Soyons franc : j’ai failli lâcher ce livre assez rapidement. Non qu’il soit difficile à lire : bien au contraire, le style est alerte, vivant, direct, très « dans l’air du temps ». La narratrice, Blanca, femme de quarante ans, vient de perdre sa mère. Elle semble tout à fait sympathique, intelligente, libérée, maternelle, aimant les hommes, ses enfants et l’humanité entière aussi, probablement… L’essentiel se passe à Cadaquès, l’un des plus beaux villages de la Costa Brava, en Catalogne. C’est l’été, la maison est pleine de monde, ses deux enfants adorables, des amies de longue date, ses deux ex-maris et leurs compagnes, adultes charmants et même pas trop chiants …. Tout ce monde bavarde, fait du bateau, marivaude plus ou moins, s’introspecte. Joli exemple de la classe moyenne supérieure, pas richissime mais sans vrai souci matériel, à part les rides qui apparaissent et quelques soucis existentiels. On se croit dans un film de Claude Sautet. Romy Schneider aurait été parfaite dans le personnage de Blanca.

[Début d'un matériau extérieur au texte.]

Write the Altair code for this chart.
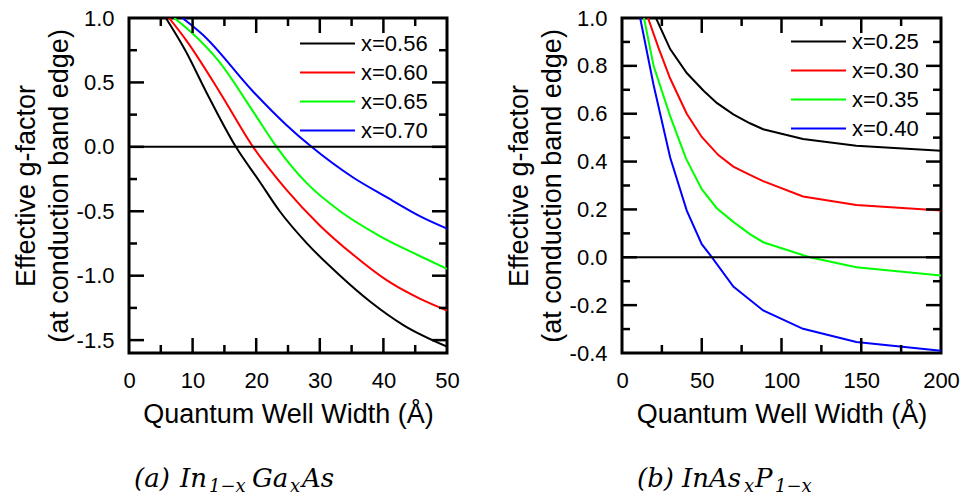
import altair as alt
import pandas as pd

# ---------------- data: panel (a)  In(1-x)Ga(x)As ----------------
a_series = ["x=0.56", "x=0.60", "x=0.65", "x=0.70"]
a_056_w = [5.8, 8.95, 12.1, 16.8, 20.5, 23.7, 27.9, 33.2, 37.9, 43.2, 50]
a_056_g = [1.0, 0.74, 0.43, 0.0, -0.267, -0.50, -0.745, -1.0, -1.2, -1.385, -1.55]
a_060_w = [6.3, 8.95, 14.2, 19.5, 24.7, 30, 35.3, 40.5, 45.8, 50]
a_060_g = [1.0, 0.83, 0.43, 0.0, -0.33, -0.61, -0.84, -1.035, -1.18, -1.27]
a_065_w = [7.1, 10, 14.2, 19.5, 23.2, 27.9, 33.2, 39.5, 45.8, 50]
a_065_g = [1.0, 0.88, 0.66, 0.275, 0.0, -0.28, -0.5, -0.694, -0.849, -0.947]
a_070_w = [8.4, 11.6, 19.5, 24.7, 28.7, 35.3, 40.5, 45.8, 50]
a_070_g = [1.0, 0.87, 0.43, 0.172, 0.0, -0.24, -0.39, -0.539, -0.634]

# ---------------- data: panel (b)  InAs(x)P(1-x) ----------------
b_series = ["x=0.25", "x=0.30", "x=0.35", "x=0.40"]
b_025_w = [21.3, 30.2, 40.6, 51, 59.4, 69.8, 80.2, 88.5, 113.5, 146.9, 200]
b_025_g = [1.0, 0.87, 0.77, 0.697, 0.645, 0.597, 0.56, 0.535, 0.494, 0.466, 0.445]
b_030_w = [16.3, 22.9, 30.2, 40.6, 50, 60.4, 69.8, 80.2, 88.5, 113.5, 146.9, 200]
b_030_g = [1.0, 0.875, 0.747, 0.6, 0.503, 0.427, 0.379, 0.344, 0.318, 0.254, 0.219, 0.195]
b_035_w = [13.8, 19.8, 30.2, 40.1, 50, 59.4, 69.8, 80.2, 88.5, 117.7, 146.9, 200]
b_035_g = [1.0, 0.80, 0.59, 0.413, 0.285, 0.205, 0.148, 0.097, 0.063, 0.0, -0.042, -0.076]
b_040_w = [11.4, 19.8, 30.2, 40.6, 50, 56.4, 69.8, 88.5, 113.5, 146.9, 200]
b_040_g = [1.0, 0.72, 0.417, 0.195, 0.055, 0.0, -0.122, -0.222, -0.299, -0.354, -0.391]

colors = ["#000000", "#ff0000", "#00ff00", "#0000ff"]

# axis tick values
a_x_labels = [0, 10, 20, 30, 40, 50]
a_x_major = [10, 20, 30, 40]
a_x_minor = [5, 15, 25, 35, 45]
a_y_labels = [-1.5, -1.0, -0.5, 0.0, 0.5, 1.0]
a_y_major = [-1.5, -1.0, -0.5, 0.0, 0.5]
a_y_minor = [-1.25, -0.75, -0.25, 0.25, 0.75]

b_x_labels = [0, 50, 100, 150, 200]
b_x_major = [50, 100, 150]
b_x_minor = [25, 75, 125, 175]
b_y_labels = [-0.4, -0.2, 0.0, 0.2, 0.4, 0.6, 0.8, 1.0]
b_y_major = [-0.2, 0.0, 0.2, 0.4, 0.6, 0.8]
b_y_minor = [-0.3, -0.1, 0.1, 0.3, 0.5, 0.7, 0.9]

zero_line = [0.0]

x_title = "Quantum Well Width (Å)"
y_title = ["Effective g-factor", "(at conduction band edge)"]

caption_a = ["(a)", "In", "1−x", "Ga", "x", "As"]
caption_b = ["(b)", "InAs", "x", "P", "1−x"]


def make_df(series, ws, gs):
    rows = []
    for s, w, g in zip(series, ws, gs):
        for wi, gi in zip(w, g):
            rows.append({"w": wi, "g": gi, "series": s})
    return pd.DataFrame(rows)


FONT = "Liberation Sans"
CAPFONT = "DejaVu Serif"
MAJ, MIN = 15, 8


def panel(df, series, xdom, ydom, xlabels, ylabels, xmaj, xmin, ymaj, ymin,
          W, H, interp, legx, legy, caption, cap_x, cap_sub):
    xs = alt.Scale(domain=xdom, nice=False, zero=False)
    ys = alt.Scale(domain=ydom, nice=False, zero=False)
    lines = alt.Chart(df).mark_line(strokeWidth=2, interpolate=interp, clip=True).encode(
        x=alt.X("w:Q", scale=xs, title=x_title,
                axis=alt.Axis(values=xlabels, format="d", labelPadding=17,
                              labelFlush=False,
                              titleX=W / 2, titleY=69, titleBaseline="alphabetic")),
        y=alt.Y("g:Q", scale=ys, title=y_title,
                axis=alt.Axis(values=ylabels, labelPadding=15, labelFlush=False,
                              labelExpr="(datum.value < 0 ? '-' : '') + format(abs(datum.value), '.1f')",
                              titleX=-95, titleY=H / 2, titleAngle=270,
                              titleBaseline="alphabetic", titleLineHeight=33)),
        color=alt.Color("series:N",
                        scale=alt.Scale(domain=series, range=colors),
                        legend=alt.Legend(orient="none", legendX=legx, legendY=legy,
                                          direction="vertical", title=None,
                                          symbolType="stroke", symbolSize=3025,
                                          symbolStrokeWidth=2, labelFontSize=22,
                                          labelFont=FONT, labelOffset=5,
                                          clipHeight=29, rowPadding=0, padding=0,
                                          labelLimit=300, labelColor="black")),
        order=alt.Order("w:Q"),
    )
    zero = alt.Chart(pd.DataFrame({"g": zero_line})).mark_rule(
        strokeWidth=2, color="black").encode(y=alt.Y("g:Q", scale=ys))

    layers = [lines, zero]
    for vals, ln in ((xmaj, MAJ), (xmin, MIN)):
        d = pd.DataFrame({"w": vals})
        layers.append(alt.Chart(d).mark_rule(strokeWidth=2.5, color="black").encode(
            x=alt.X("w:Q", scale=xs), y=alt.value(H), y2=alt.value(H - ln)))
        layers.append(alt.Chart(d).mark_rule(strokeWidth=2.5, color="black").encode(
            x=alt.X("w:Q", scale=xs), y=alt.value(0), y2=alt.value(ln)))
    for vals, ln in ((ymaj, MAJ), (ymin, MIN)):
        d = pd.DataFrame({"g": vals})
        layers.append(alt.Chart(d).mark_rule(strokeWidth=2.5, color="black").encode(
            y=alt.Y("g:Q", scale=ys), x=alt.value(0), x2=alt.value(ln)))
        layers.append(alt.Chart(d).mark_rule(strokeWidth=2.5, color="black").encode(
            y=alt.Y("g:Q", scale=ys), x=alt.value(W), x2=alt.value(W - ln)))

    for txt, cx, sub in zip(caption, cap_x, cap_sub):
        layers.append(alt.Chart(pd.DataFrame({"t": [txt]})).mark_text(
            align="left", baseline="alphabetic", font=CAPFONT,
            fontStyle="italic", fontSize=18 if sub else 26, color="black").encode(
            text="t:N", x=alt.value(cx), y=alt.value(H + (139 if sub else 134))))

    return alt.layer(*layers).properties(width=W, height=H)


df_a = make_df(a_series, [a_056_w, a_060_w, a_065_w, a_070_w],
               [a_056_g, a_060_g, a_065_g, a_070_g])
df_b = make_df(b_series, [b_025_w, b_030_w, b_035_w, b_040_w],
               [b_025_g, b_030_g, b_035_g, b_040_g])

left = panel(df_a, a_series, [0, 50], [-1.6, 1.0], a_x_labels, a_y_labels,
             a_x_major, a_x_minor, a_y_major, a_y_minor, 318, 335, "monotone",
             170, 11, caption_a, [5, 51, 80, 123, 161, 173],
             [False, False, True, False, True, False])
right = panel(df_b, b_series, [0, 200], [-0.4, 1.0], b_x_labels, b_y_labels,
              b_x_major, b_x_minor, b_y_major, b_y_minor, 319, 335, "linear",
              168, 9, caption_b, [15, 60, 122, 133, 153],
              [False, False, True, False, True])

chart = alt.hconcat(left, right, spacing=42).resolve_scale(
    color="independent", x="independent", y="independent"
).properties(
    padding={"left": 10, "top": 5, "right": 0, "bottom": 0},
    background="white",
).configure_view(
    stroke="black", strokeWidth=3
).configure_axis(
    grid=False, ticks=False, domain=False,
    labelFont=FONT, labelFontSize=22, labelColor="black",
    titleFont=FONT, titleFontSize=27, titleFontWeight="normal", titleColor="black",
)

chart.save("out.html", embed_options={"renderer": "svg", "actions": False})
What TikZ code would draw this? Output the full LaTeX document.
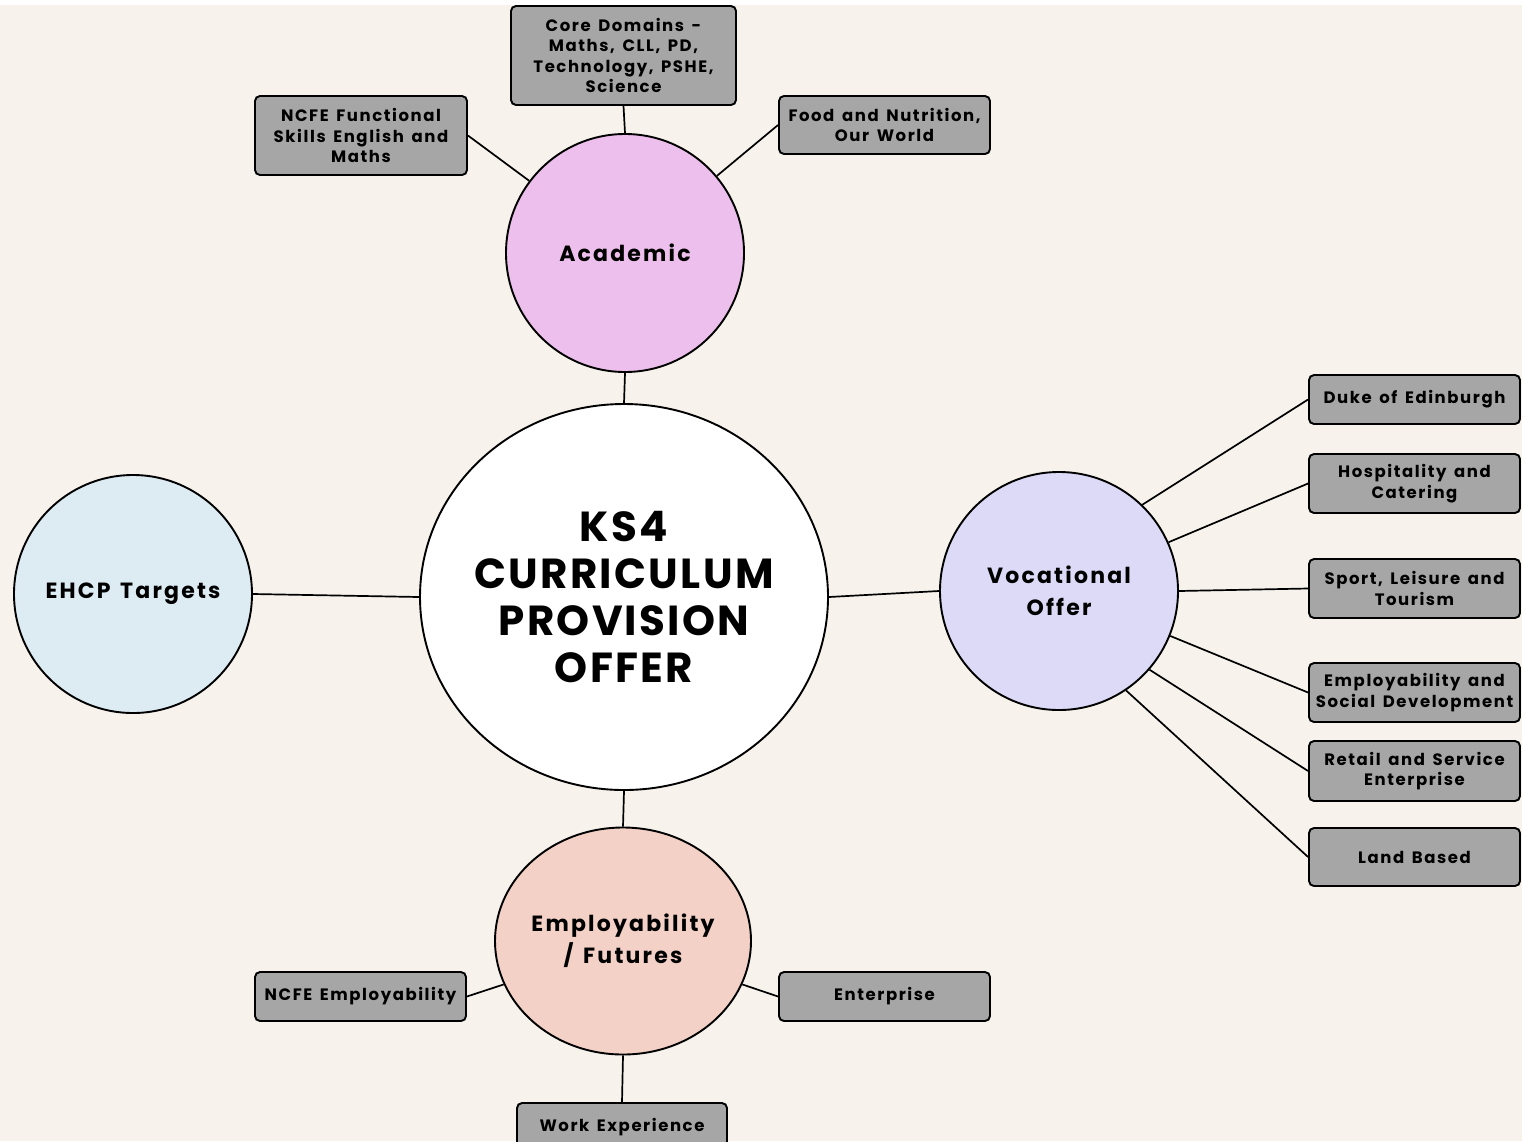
\documentclass[tikz,border=0pt]{standalone}
\usepackage{fontspec}
\setmainfont{Poppins}
\newfontfamily\boxfont{Poppins}[LetterSpace=9.5, WordSpace=1.5]
\newfontfamily\hubfont{Poppins}[LetterSpace=10, WordSpace=1.4]
\newfontfamily\titlefont{Poppins}[LetterSpace=5.5]
\usetikzlibrary{shapes.geometric}

\definecolor{paper}{HTML}{F7F3EC}
\definecolor{boxgray}{HTML}{A6A6A6}
\definecolor{acadpink}{HTML}{EDBFEC}
\definecolor{ehcpblue}{HTML}{DDEBF3}
\definecolor{vocpurple}{HTML}{DDDAF7}
\definecolor{emppeach}{HTML}{F3D1C7}

\tikzset{
  hubtext/.style={align=center, font=\hubfont\fontsize{22}{32}\selectfont\bfseries},
  hub/.style={circle, draw=black, line width=1.9pt, minimum size=238pt, inner sep=0pt, hubtext},
  topic/.style={rectangle, rounded corners=5pt, draw=black, line width=1.9pt, fill=boxgray,
    inner sep=2pt, align=center, minimum width=211pt,
    font=\boxfont\fontsize{16.5}{20.5}\selectfont\bfseries},
  link/.style={draw=black, line width=1.7pt},
}

\begin{document}
\begin{tikzpicture}[x=1pt, y=-1pt]
  % page background
  \fill[paper] (0,0) rectangle (1522,1141);
  \fill[white] (0,0) rectangle (1522,5);
  \clip (0,0) rectangle (1522,1141);

  % central offer (text set as a centred label so the ellipse keeps its size)
  \node[ellipse, draw=black, line width=1.9pt, fill=white, minimum width=408pt,
        minimum height=386pt, inner sep=0pt,
        label={[align=center, font=\titlefont\fontsize{42}{47}\selectfont\bfseries]center:{KS4\\CURRICULUM\\PROVISION\\OFFER}}]
        (core) at (624,597) {};

  % four strands
  \node[hub, fill=acadpink] (acad) at (625,253) {Academic};
  \node[hub, fill=ehcpblue] (ehcp) at (133,594) {EHCP Targets};
  \node[hub, fill=vocpurple] (voc) at (1059,591) {Vocational\\Offer};
  \node[ellipse, draw=black, line width=1.9pt, fill=emppeach, minimum width=256pt,
        minimum height=227pt, inner sep=0pt,
        label={[hubtext]center:{Employability\\/ Futures}}]
        (emp) at (623,941) {};

  % academic topics
  \node[topic, minimum width=225pt, minimum height=99pt] (coredom) at (623.5,55.5)
        {Core Domains -\\Maths, CLL, PD,\\Technology, PSHE,\\Science};
  \node[topic, minimum width=212pt, minimum height=79pt] (ncfefs) at (361,135.5)
        {NCFE Functional\\Skills English and\\Maths};
  \node[topic, minimum height=58pt] (food) at (884.5,125)
        {Food and Nutrition,\\Our World};

  % vocational topics
  \node[topic, minimum height=49pt] (duke) at (1414.5,399.5) {Duke of Edinburgh};
  \node[topic, minimum height=59pt] (hosp) at (1414.5,483.5) {Hospitality and\\Catering};
  \node[topic, minimum height=59pt] (sport) at (1414.5,588.5) {Sport, Leisure and\\Tourism};
  \node[topic, minimum height=59pt] (esd) at (1414.5,692.5) {Employability and\\Social Development};
  \node[topic, minimum height=60pt] (retail) at (1414.5,771) {Retail and Service\\Enterprise};
  \node[topic, minimum height=58pt] (land) at (1414.5,857) {Land Based};

  % employability topics
  \node[topic, minimum height=49pt] (ncfeemp) at (360.5,996.5) {NCFE Employability};
  \node[topic, minimum height=49pt] (enter) at (884.5,996.5) {Enterprise};
  \node[topic, minimum width=210pt, minimum height=49pt] (workexp) at (622,1127.5) {Work Experience};

  % connectors
  \draw[link] (acad.south) -- (core.north);
  \draw[link] (core.south) -- (emp.north);
  \draw[link] (core.west) -- (ehcp.east);
  \draw[link] (core.east) -- (voc.west);

  \draw[link] (coredom.south) -- (acad.north);
  \draw[link] (ncfefs.east) -- (acad.143);
  \draw[link] (food.west) -- (acad.40);

  \draw[link] (voc.46) -- (duke.west);
  \draw[link] (voc.24) -- (hosp.west);
  \draw[link] (voc.east) -- (sport.west);
  \draw[link] (voc.-22.5) -- (esd.west);
  \draw[link] (voc.-41.7) -- (retail.west);
  \draw[link] (voc.-56.8) -- (land.west);

  \draw[link] (ncfeemp.east) -- (emp.200);
  \draw[link] (enter.west) -- (emp.-20);
  \draw[link] (emp.south) -- (workexp.north);
\end{tikzpicture}
\end{document}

Mais est-ce que cela fait un bon livre ?
J’ai mis un certain temps à en être persuadé. Joliment écrit avec les tics à la mode, ce récit enfile les clichés post modernes sur l’amour, le sexe, les enfants, dans une atmosphère libérée où les joints rejoignent les amours ou les délitent. Blanca mène « une vie désordonnée et enfantine » qui exaspère parfois son entourage tout en la partageant. Si ce livre n’avait été qu’une description d’un petit pan de notre société repue et libérée, il aurait été vite insupportable..
Mais, avant tout, ce livre est un dialogue entre Blanca et sa mère qu’elle vient d’enterrer. C’est un livre sur le deuil, qui ne verse pas dans l’affliction, les larmes, les remords ou les revanches. C’est un livre pour faire face à la solitude, même quand on est entouré, pour faire face à la perte : « (…) je crois que nous sommes davantage les choses que nous avons perdues que celles que nous avons ». C’est un livre pour comprendre pourquoi c’est la première fois qu’on regarde seul un lever de soleil. Mais « ça aussi, ça passera ». Ce moment de solitude n’est juste qu’une nouvelle étape à passer, à franchir, encore…
Malgré ses facilités, cela vaut le coup d’aller au bout de ce livre pour y recueillir ce qui n’est pas seulement une réflexion sur le deuil, mais une expérience humaine et charnelle dans ce monde où les seuls paradis sont artificiels.